SAN ANTONIO — Sometimes all a kid needs is a little boost of confidence and a chance to excel.
Many years ago, a little girl got that opportunity and she turned out to be a great role model at John Folks Middle School.
That girl is now Mrs. Lizeth Sampayo.
After 19 years of teaching, she was nominated by Northside ISD for the 2018 KENS 5 Credit Human EXCEL Award and a $1,000 surprise!
Growing up, Sampayo was part of a big family, one of six children. She says getting that one on one attention was sometimes a challenge.
“My dad was bilingual and my mom is from Mexico so she was an immigrant. At home it was a lot of speaking in Spanish,” Sampayo said.
Learning English was difficult, Sampayo recalls. School was a constant struggle.

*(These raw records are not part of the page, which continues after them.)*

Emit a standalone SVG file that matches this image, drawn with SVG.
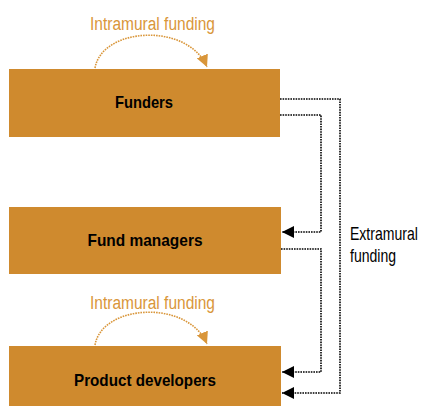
<svg xmlns="http://www.w3.org/2000/svg" width="425" height="406" viewBox="0 0 425 406">
<style>
.box{fill:#CF8A2E}
.lbl{font-family:"Liberation Sans",Arial,sans-serif;font-weight:bold;font-size:17px;fill:#000;text-anchor:middle}
.intra{font-family:"Liberation Sans",Arial,sans-serif;font-size:18px;fill:#D9963A}
.extra{font-family:"Liberation Sans",Arial,sans-serif;font-size:18px;fill:#000}
.dk{fill:none;stroke:#000;stroke-width:1.6;stroke-dasharray:1.6 1}
.or{fill:none;stroke:#D9963A;stroke-width:1.6;stroke-dasharray:1.6 1}
</style>
<defs>
<marker id="ab" markerWidth="12" markerHeight="12" refX="12" refY="6" orient="auto" markerUnits="userSpaceOnUse"><path d="M0,0 L12,6 L0,12 Z" fill="#000"/></marker>
<marker id="ao" markerWidth="12" markerHeight="12" refX="12" refY="6" orient="auto" markerUnits="userSpaceOnUse"><path d="M0,0 L12,6 L0,12 Z" fill="#D9963A"/></marker>
</defs>
<g id="funders"><rect class="box" x="9" y="69" width="271" height="68"/><text class="lbl" x="144" y="108" textLength="58" lengthAdjust="spacingAndGlyphs">Funders</text></g>
<g id="fund-managers"><rect class="box" x="9" y="207" width="272" height="67"/><text class="lbl" x="145" y="246" textLength="115" lengthAdjust="spacingAndGlyphs">Fund managers</text></g>
<g id="product-developers"><rect class="box" x="9" y="346" width="272" height="60"/><text class="lbl" x="145" y="386" textLength="142" lengthAdjust="spacingAndGlyphs">Product developers</text></g>
<g id="labels">
<text class="intra" x="90" y="30" textLength="125" lengthAdjust="spacingAndGlyphs">Intramural funding</text>
<text class="intra" x="90" y="309" textLength="125" lengthAdjust="spacingAndGlyphs">Intramural funding</text>
<g transform="translate(350,0) scale(0.78,1)">
<text class="extra" x="0" y="240">Extramural</text>
<text class="extra" x="0" y="262">funding</text>
</g>
</g>
<g id="connectors">
<path class="or" d="M95,68 C102,27 188,22 207,67" marker-end="url(#ao)"/>
<path class="or" d="M95,345 C102,304 188,299 207,344" marker-end="url(#ao)"/>
<path class="dk" d="M280,99 H340 V393 H282" marker-end="url(#ab)"/>
<path class="dk" d="M280,115 H321 V232 H282" marker-end="url(#ab)"/>
<path class="dk" d="M281,249 H321 V372 H282" marker-end="url(#ab)"/>
</g>
</svg>
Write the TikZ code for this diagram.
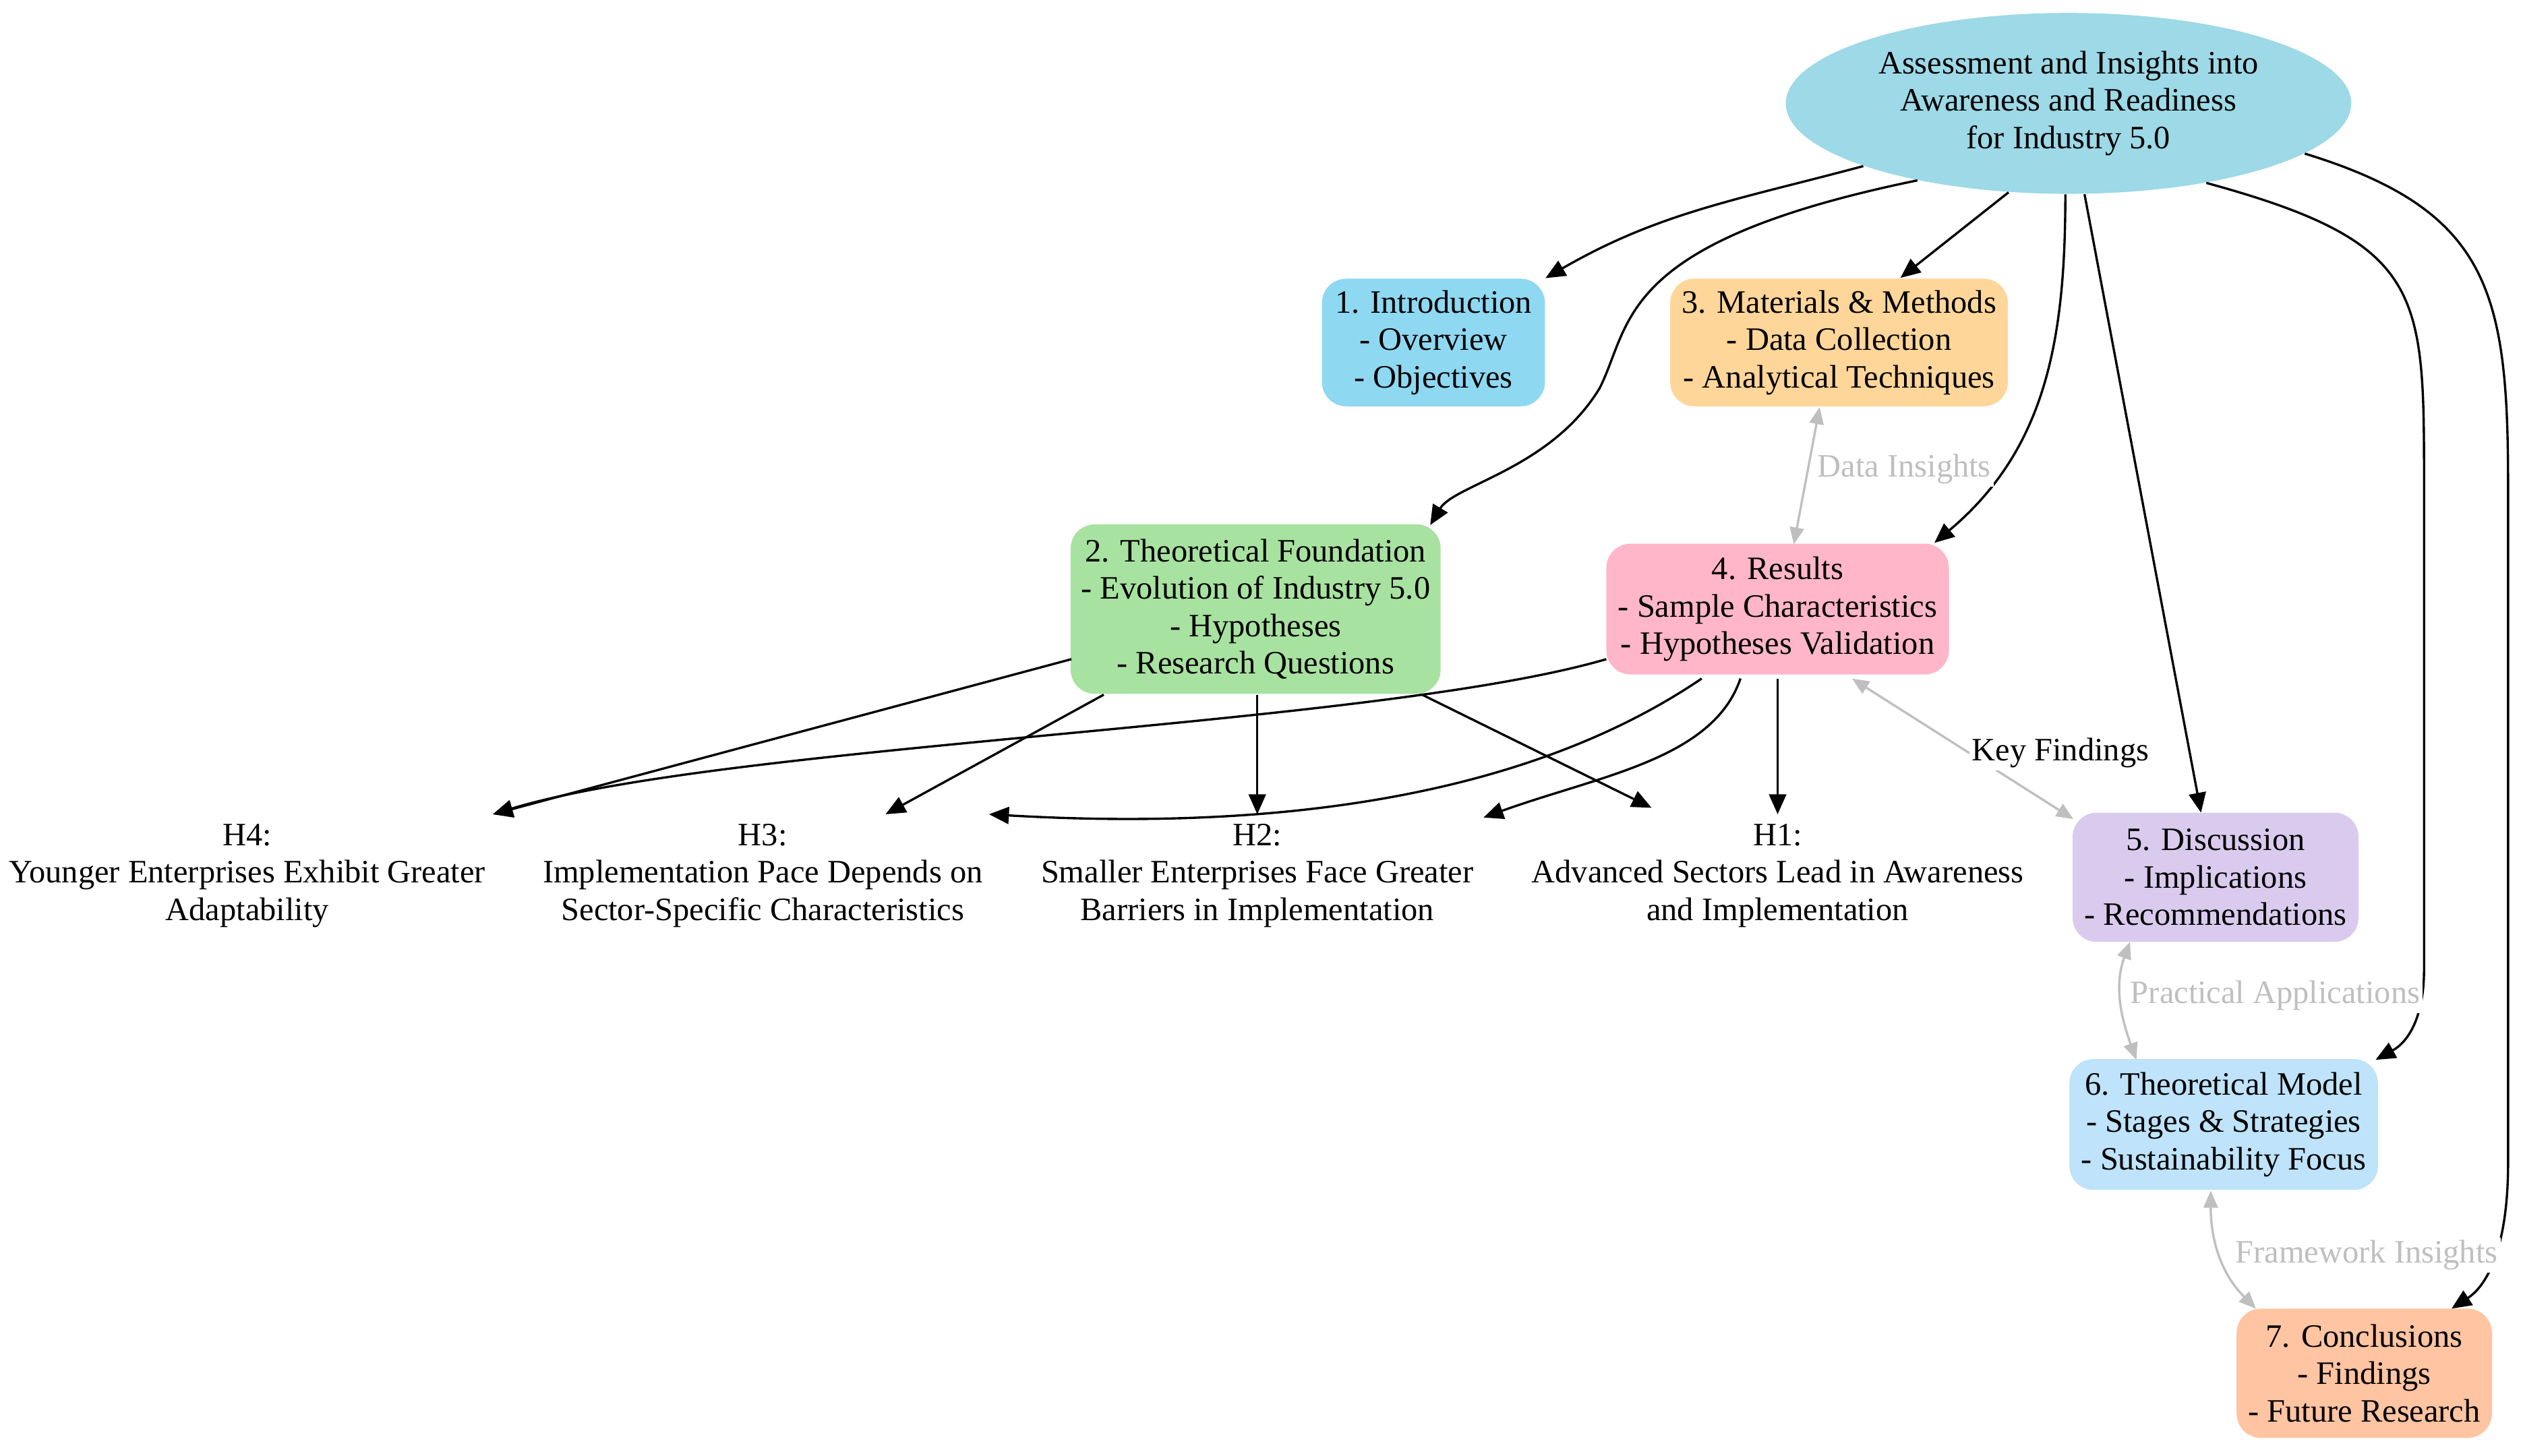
\documentclass[tikz,border=0pt]{standalone}
\usepackage{fontspec}
\setmainfont{Liberation Serif}
\usetikzlibrary{arrows.meta,shapes.geometric}
\definecolor{cRoot}{HTML}{9DD9E6}
\definecolor{cIntro}{HTML}{8FD8F2}
\definecolor{cMM}{HTML}{FFD699}
\definecolor{cTF}{HTML}{A8E2A0}
\definecolor{cRes}{HTML}{FFB6C8}
\definecolor{cDisc}{HTML}{DACBEE}
\definecolor{cTM}{HTML}{BEE3FA}
\definecolor{cConc}{HTML}{FFC4A2}
\begin{document}
\begin{tikzpicture}[x=0.02cm,y=-0.02cm,
  font=\fontsize{11.5}{13.2}\selectfont,
  box/.style={draw=none,rounded corners=0.3cm,align=center,inner sep=0pt},
  hyp/.style={align=center,inner sep=1pt},
  arr/.style={-{Triangle[length=7pt,width=6pt]},line width=0.8pt,black},
  garr/.style={{Triangle[length=6pt,width=5pt]}-{Triangle[length=6pt,width=5pt]},line width=0.8pt,black!25},
  lbl/.style={fill=white,inner sep=1pt}]
\useasboundingbox (0,0) rectangle (1560,901);
\node[ellipse,fill=cRoot,minimum width=7cm,minimum height=2.24cm,align=center,inner sep=0pt] (root) at (1280,64) {Assessment and Insights into\\Awareness and Readiness\\for Industry 5.0};
\node[box,fill=cIntro,minimum width=2.76cm,minimum height=1.58cm] (intro) at (887,212) {1. Introduction\\- Overview\\- Objectives};
\node[box,fill=cMM,minimum width=4.18cm,minimum height=1.58cm] (mm) at (1138,212) {3. Materials \& Methods\\- Data Collection\\- Analytical Techniques};
\node[box,fill=cTF,minimum width=4.58cm,minimum height=2.1cm] (tf) at (777,377) {2. Theoretical Foundation\\- Evolution of Industry 5.0\\- Hypotheses\\- Research Questions};
\node[box,fill=cRes,minimum width=4.24cm,minimum height=1.62cm] (res) at (1100,377) {4. Results\\- Sample Characteristics\\- Hypotheses Validation};
\node[box,fill=cDisc,minimum width=3.54cm,minimum height=1.6cm] (disc) at (1371,543) {5. Discussion\\- Implications\\- Recommendations};
\node[box,fill=cTM,minimum width=3.82cm,minimum height=1.62cm] (tm) at (1376,696) {6. Theoretical Model\\- Stages \& Strategies\\- Sustainability Focus};
\node[box,fill=cConc,minimum width=3.16cm,minimum height=1.6cm] (conc) at (1463,850) {7. Conclusions\\- Findings\\- Future Research};
\node[hyp] (h4) at (153,542) {H4:\\Younger Enterprises Exhibit Greater\\Adaptability};
\node[hyp] (h3) at (472,542) {H3:\\Implementation Pace Depends on\\Sector-Specific Characteristics};
\node[hyp] (h2) at (778,542) {H2:\\Smaller Enterprises Face Greater\\Barriers in Implementation};
\node[hyp] (h1) at (1100,542) {H1:\\Advanced Sectors Lead in Awareness\\and Implementation};
\coordinate (h4t) at (305,504);
\coordinate (h3t) at (548,504);
\coordinate (h3u) at (612,504);
\coordinate (h2t) at (778,504);
\coordinate (h2u) at (918,506);
\coordinate (h1t) at (1022,500);
\coordinate (h1u) at (1100,504);
% root edges
\draw[arr] (root.197) to[out=195,in=30] (intro.north east);
\draw[arr] (root.236) -- (1176,172);
\draw[arr] (root.207) .. controls (1000,150) and (1010,200) .. (990,240) .. controls (960,290) and (900,300) .. (885,325);
\draw[arr] (root.268) to[out=270,in=40] (1197,336);
\draw[arr] (root.280) -- (1362,503);
\draw[arr] (root.330) .. controls (1500,150) and (1500,180) .. (1500,300) -- (1500,600) .. controls (1500,630) and (1490,645) .. (1470,656);
\draw[arr] (root.348) .. controls (1540,130) and (1552,180) .. (1552,300) -- (1552,720) .. controls (1552,770) and (1540,795) .. (1517,810);
% grey bidirectional
\draw[garr] (1126,252) -- node[lbl,right=2pt,pos=0.45] {Data Insights} (1110,337);
\draw[garr] (1146,420) -- (1283,507);
\node[lbl] (kf) at (1275,466) {Key Findings};
\draw[garr] (1318,583) to[out=250,in=110] node[lbl,right=2pt,pos=0.45] {Practical Applications} (1322,656);
\draw[garr] (1368,737) to[out=270,in=135] node[lbl,right=4pt,pos=0.5] {Framework Insights} (1396,810);
% theoretical foundation to hypotheses
\draw[arr] (663,408) -- (h4t);
\draw[arr] (683,430) -- (h3t);
\draw[arr] (778,430) -- (h2t);
\draw[arr] (880,430) -- (h1t);
% results to hypotheses
\draw[arr] (994,408) .. controls (850,450) and (450,460) .. (h4t);
\draw[arr] (1053,420) .. controls (950,490) and (800,515) .. (h3u);
\draw[arr] (1077,420) .. controls (1060,470) and (990,480) .. (h2u);
\draw[arr] (1100,420) -- (h1u);
\end{tikzpicture}
\end{document}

“When all my friends went to third grade, I was still in second grade,” Sampayo added, “my parents from a humble background, they didn’t question the school.”
But one of her teachers saw something in Sampayo and wanted to give her a chance.
“I remember Mrs. Robertson, she stood up for me and said this little girl deserves a chance, it’s not fair she’s retained. They decided to give me the state exams for third grade and if I did well they would pass me to fourth, so I skipped third because of a teacher advocating for me,” Sampayo said.
Since then, she’s vowed to stand up for other kids.
“It affects me to this day. When someone believes in you and is willing to go bat for you. It does something to you, you feel I’m worthy.” Sampayo said.
Not only did Sampayo go on to become an educator… she now teaches English Language Arts and English as a second language.
Her students say she’s the reason they’re enjoying school.
“She made me better,” Seventh grader Ashton Lilly said.
Sampayo’s dedication never stops. She’s the first at her school to live stream tutoring sessions from home, for kids who can’t make in-school tutoring.
NISD 2018 Credit Human Excel Award goes to Lizeth Sampayo
Now she’s teaching other teachers to do the same.
“It broke down barriers and feeling like they knew a little bit more,” Sampayo said.
Twelve-year-old Aeden Mitchell says his grades have dramatically improved. He went from struggling in class to becoming an “A” student.
Sampayo says it’s what she loves most about teaching, watching students like Aeden get better at school because they’re given a chance, just like she once was.
“As difficult as it is to be now a days with the costs and the salaries,” Sampayo said, “It is an amazing profession and you do have the opportunity to touch the lives of so many. It is an honor to be a teacher.”